### [WHAT IS REQUIRED]
Print only the lines from the top of the data through the line with "from matplotlib.colors import", both included, skipping every picture.
== == ==
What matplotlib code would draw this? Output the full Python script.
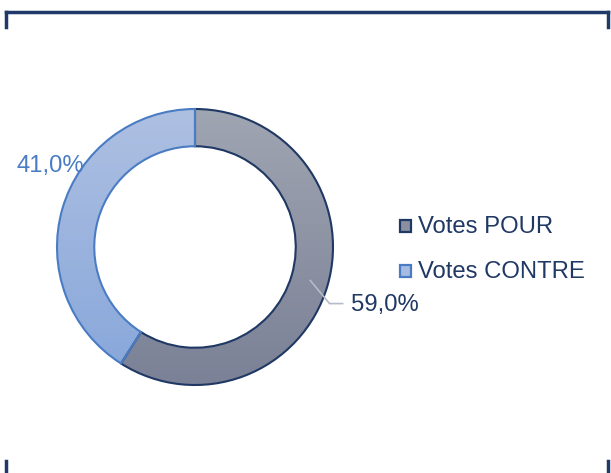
import numpy as np
import matplotlib
matplotlib.use("Agg")
import matplotlib.pyplot as plt
from matplotlib.colors import LinearSegmentedColormap

plt.rcParams['font.family'] = ['Liberation Sans', 'DejaVu Sans']

categories = ["Votes POUR", "Votes CONTRE"]
values = [59.0, 41.0]
labels = [f"{v:.1f}%".replace(".", ",") for v in values]

W, H = 611, 473
fig = plt.figure(figsize=(W / 100, H / 100), dpi=100)

cx, cy, R = 195, 247, 138
ax = fig.add_axes([(cx - R) / W, (H - cy - R) / H, 2 * R / W, 2 * R / H])
ax.set_xlim(-1, 1)
ax.set_ylim(-1, 1)
ax.axis('off')

navy = "#1f3864"
blue_edge = "#4a7cc4"
wedges, _ = ax.pie(values, startangle=90, counterclock=False, radius=1,
                   wedgeprops=dict(width=0.27, linewidth=1.5),
                   colors=["#8e94a4", "#9fb5de"])
ax.set_xlim(-1, 1)
ax.set_ylim(-1, 1)
ax.set_aspect('auto')

grads = [("#9fa5b1", "#7b8196"), ("#aec0e2", "#86a6da")]
edges = [navy, blue_edge]
grad = np.linspace(0, 1, 256).reshape(-1, 1)
for w, (c1, c2), ec in zip(wedges, grads, edges):
    cmap = LinearSegmentedColormap.from_list("g", [c1, c2])
    im = ax.imshow(grad, extent=(-1, 1, -1, 1), cmap=cmap, aspect='auto',
                   origin='upper', zorder=1)
    im.set_clip_path(w)
    w.set_facecolor('none')
    w.set_edgecolor(ec)
    w.set_zorder(2)

fs = 17.2

# label for 59%
theta1, theta2 = wedges[0].theta1, wedges[0].theta2
mid = np.deg2rad((theta1 + theta2) / 2)
r0 = 0.87
x0, y0 = r0 * np.cos(mid), r0 * np.sin(mid)
ax.plot([x0, 0.975, 1.07], [y0, -0.41, -0.41], color="#b4bcc8", lw=1.2,
        zorder=3, clip_on=False)
ax.text(1.13, -0.42, labels[0], color=navy, fontsize=fs, ha='left',
        va='center', clip_on=False)
ax.text(-0.80, 0.585, labels[1], color=blue_edge, fontsize=fs, ha='right',
        va='center', clip_on=False)

# legend
leg_y = [226, 271]
fills = ["#8a90a0", "#a5bbe2"]
for name, yy, fc, ec in zip(categories, leg_y, fills, edges):
    fig.patches.append(plt.Rectangle((399.5 / W, (H - yy - 6) / H), 12 / W, 12 / H,
                                     transform=fig.transFigure, facecolor=fc,
                                     edgecolor=ec, lw=1.6))
    fig.text(418 / W, (H - yy - 1) / H, name, color=navy, fontsize=fs,
             ha='left', va='center')

# frame fragments
fc = "#1f3a68"
lw = 2.5
fig.add_artist(plt.Line2D([6 / W, 608 / W], [(H - 12) / H, (H - 12) / H], color=fc, lw=lw))
for xx in (6, 608):
    fig.add_artist(plt.Line2D([xx / W, xx / W], [(H - 12) / H, (H - 27) / H], color=fc, lw=lw))
    fig.add_artist(plt.Line2D([xx / W, xx / W], [(H - 461) / H, 0], color=fc, lw=lw))

fig.savefig("out.png", dpi=100)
== == ==
### [TASK ANSWER]
What matplotlib code would draw this? Output the full Python script.
import numpy as np
import matplotlib
matplotlib.use("Agg")
import matplotlib.pyplot as plt
from matplotlib.colors import LinearSegmentedColormap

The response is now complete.